A two-week Institute for 50 emerging women leaders primarily from Asia and Africa on "Reconstructing Societies in the Wake of Conflict: Transitional Justice and Economic Development" will hold its opening ceremony at Mount Holyoke on Monday, May 26. It will take place at 10 am in the Art Building’s Gamble Auditorium.
The Institute—sponsored by Mount Holyoke, Simmons, and Smith Colleges, and the Women in Public Service Project—is part of an effort launched in 2011 by former U.S. Secretary of State Hillary Clinton in partnership with the Seven Sisters colleges. The project aims to foster a world in which leadership in political and public office is 50 percent female by 2050.
Opening-day speakers and panelists include Radhika Coomaraswamy, former special rapporteur on violence against women and United Nations under secretary-general and special representative of the secretary general for children and armed conflict; Mona K. Sutphen ’89, former White House deputy chief of staff for President Barack Obama; Melanne Verveer, former U.S. ambassador-at-large for global woman’s issues; Dr. Rangita de Silva de Alwis, director of the Global Women’s Leadership Initiative and the Women in Public Service Project; Erin Ennis ’92, vice president of the U.S.–China Business Council; and Farah Pandith, former special representative to Muslim communities, U.S. Department of State.

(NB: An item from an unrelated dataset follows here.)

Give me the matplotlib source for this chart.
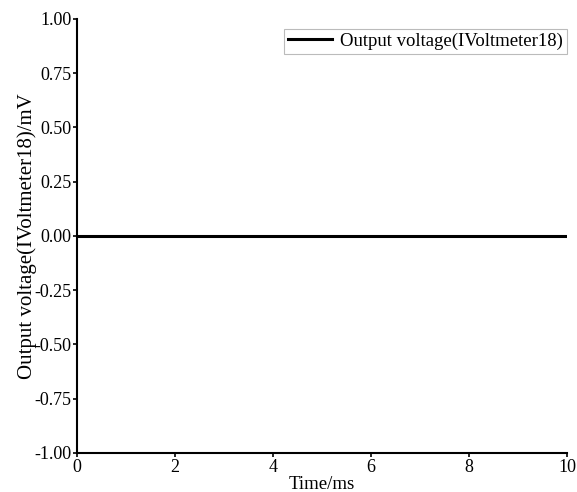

“Mount Holyoke is pleased to join with Simmons and Smith to host this Institute, which aligns so closely with the historic mission of women’s colleges,” said Mount Holyoke President Lynn Pasquerella. “We are honored to have the opportunity to bring together emerging and established leaders in politics and public service from around the world with faculty, alumnae, and students from the three institutions, and we are sure that the insights, experience, and wisdom the delegates will bring to our campuses will inform our thinking for years to come.”
The opening event is open to the public and accessible to all. The event will also be webcast at https://www.mtholyoke.edu/streaming/live.
Fifty delegates from 21 post-conflict societies in Asia, Africa, and South America have been selected to participate in the Institute. These delegates are working to rebuild their communities and promote sustainable economic livelihoods following periods of political violence and human-rights violations. Over the course of the two weeks, running from May 25 to June 6, delegates will spend time at Mount Holyoke, Simmons, and Smith.
Institute highlights will include a visit to the State House in Boston and meetings with legislative leaders; addresses and presentations by Gloria Steinem (Smith ’56), Congresswoman Nita Lowey ’59, and Congresswoman Niki Tsongas (Smith ’68); a trip to meet with leaders of community-based organizations in Holyoke; and a presentation of the play Seven, a work of documentary theatre based on personal interviews with seven courageous women in the Vital Voices Global Leadership Network who have triumphed over enormous obstacles to bring about major changes in their home countries.
The Institute aims to provide emerging women leaders with the concrete tools and training necessary to increase the scope, efficacy, and visibility of their work. Invited scholars, policy makers, and government and nongovernment representatives—including several Mount Holyoke, Simmons, and Smith faculty and alumnae—will aid delegates in expanding their leadership and communication skills; developing effective use of traditional and social media, and improving their ability to build national, regional, and international networks. A number of students from the three colleges will also participate.
The Women in Public Service Project (WPSP) is housed in the Woodrow Wilson International Center for Scholars in Washington, D.C. It focuses on training early- to mid-career women from around the world to advance their careers in government and public service as they move their communities and countries forward politically, economically, and socially. Since its inception, WPSP has grown to incorporate other leading women’s institutions.
The Institute has involved the efforts of many participants on the three campuses. At MHC, Professor Karen Remmler has taken the lead in curriculum development, while Kate Wasserman, associate dean of the College, has been the lead on administrative matters and logistics. Numerous institutes and offices on the three campuses, including the Five College Women’s Studies Research Center, have also played a role; at MHC they are: the McCulloch Center for Global Initiatives, the Weissman Center for Leadership, and the Office of the President.